Jika terus mengembangkan cara gampangan seperti ini, bukan tidak mungkin PDIP akan sampai pada tahap pertentangan internal yang menjurus kepada perpecahan. Sejarah membuktikan, di masa Orde Baru mereka terpecah menjadi dua partai yang namanya hanya berbeda satu huruf.

Atau mungkin justru cara ini memang sudah menjadi suratan bahwa seleksi alam melalui perpecahan yang terus memuncak, akan menghasilkan pilihan kepada publik, kubu mana yang mereka lebih sukai? Jika cara ini yang mereka sukai, sepertinya kita akan selalu menghadapi situasi yang sama setiap waktu, minimal pada momen menjelang kontestasi politik.

Alih-alih beradu konsep untuk memberdayakan potensi bangsa, jika pertentangan seperti ini terus dikipas-kipas, publik akan melihatnya sebagai tak mendidik demi kemajuan politik nasional. Lebih jauh lagi mereka mungkin akan berpikir, para elit politik hanya piawai bermain drama, khususnya untuk menghipnotis calon pemilih.

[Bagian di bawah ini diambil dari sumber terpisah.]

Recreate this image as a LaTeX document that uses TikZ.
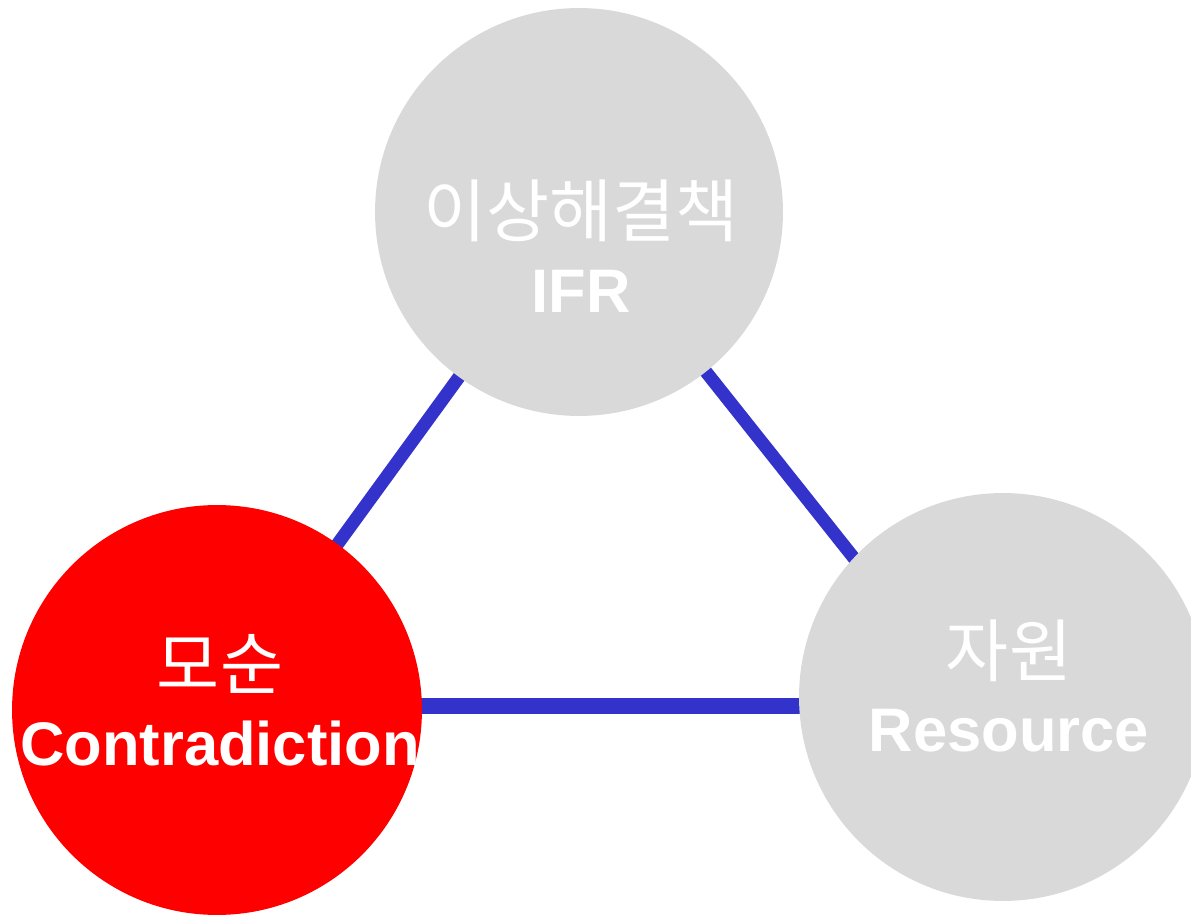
\documentclass[tikz,border=0pt]{standalone}
\usepackage{fontspec}
\setmainfont{Liberation Sans}
\newfontfamily\krfont{Noto Sans CJK KR}
\usetikzlibrary{positioning}
\pgfdeclarelayer{back}
\pgfsetlayers{back,main}
\definecolor{ballgrey}{HTML}{D9D9D9}
\definecolor{linkblue}{HTML}{3333CC}
\newcommand{\krtext}[1]{{\krfont\fontsize{39}{43}\selectfont #1}}

\begin{document}
\begin{tikzpicture}[x=0.02cm, y=-0.02cm,
  ball/.style={circle, minimum size=8.16cm, inner sep=0pt},
  balltext/.style={text=white, align=center, inner sep=0pt, font=\fontsize{35}{43}\selectfont},
  link/.style={draw=linkblue, line width=0.26cm}
]
\useasboundingbox (0,0) rectangle (1191,915);
\node[ball, fill=ballgrey] (ifr) at (579,212) {};
\node[ball, fill=red, minimum size=8.2cm] (con) at (217,710) {};
\node[ball, fill=ballgrey] (res) at (1003,697) {};
\node[balltext] (ifrtxt) at (581,246) {\krtext{이상해결책}\\\textbf{IFR}};
\node[balltext] (contxt) at (220,700) {\krtext{모순}\\\textbf{Contradiction}};
\node[balltext] (restxt) at (1009,686) {\krtext{자원}\\\textbf{Resource}};
\begin{pgfonlayer}{back}
\draw[link, shorten >=-0.3cm] (ifr.center) -- (con.54);
\draw[link, shorten >=-0.3cm] (ifr.center) -- (res.137);
\draw[link, line width=0.32cm, shorten <=-0.3cm, shorten >=-0.3cm] (con.1.7) -- (con.1.7 -| res.west);
\end{pgfonlayer}
\end{tikzpicture}
\end{document}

Adu brutalitas secara verbal, barangkali demikian publik akan menilai para pendukung jagoan ini menjalankan perang urat syaraf. Namun apapun alasan dan justifikasi mereka, termasuk pembentukan Dewan Kolonel dan Dewan Kopral di dua kubu yang berbeda.


o2TMQmdlnRM

Pengamat politik Ari Nurcahyo dari Para Syndicate memberi analisis menarik, bahwa keputusan akhirnya tetap di tangan Ketum PDIP, justru kedua kubu ini memberi kesan beradu pengaruh agar jagoan mereka sehingga semakin dikenal oleh publik. Menurut Ari, keberadaan mereka jangan diartikan sebagai perpecahan di internal PDIP, namun justru sebagai wujud dinamisnya para relawan dan kader-kader PDIP yang memanfaatkan kanal-kana aspirasi.

Sebagai pihak luar yang hanya melihat di permukaan, kita hanya berharap dramatisasi kubu-kubuan ini jangan berkembang menjadi isu kontra produktif, misalnya saling mengirimkan ujaran kebencian, yang akhirnya berdampak negative terhadap elektabilitas partai.

Dan akhirnya kita seperti disuguhkan pertunjukan politik, berupa skenario yang menggiring kita pada pilihan yang sama, yakni “siapa pun” yang diputuskan menjadi capres, pilihan kepada partai PDIP lah yang paling diutamakan. Boleh jadi drama ini pun merupakan salah satu strategi mereka menarik sebanyak mungkin dukungan publik.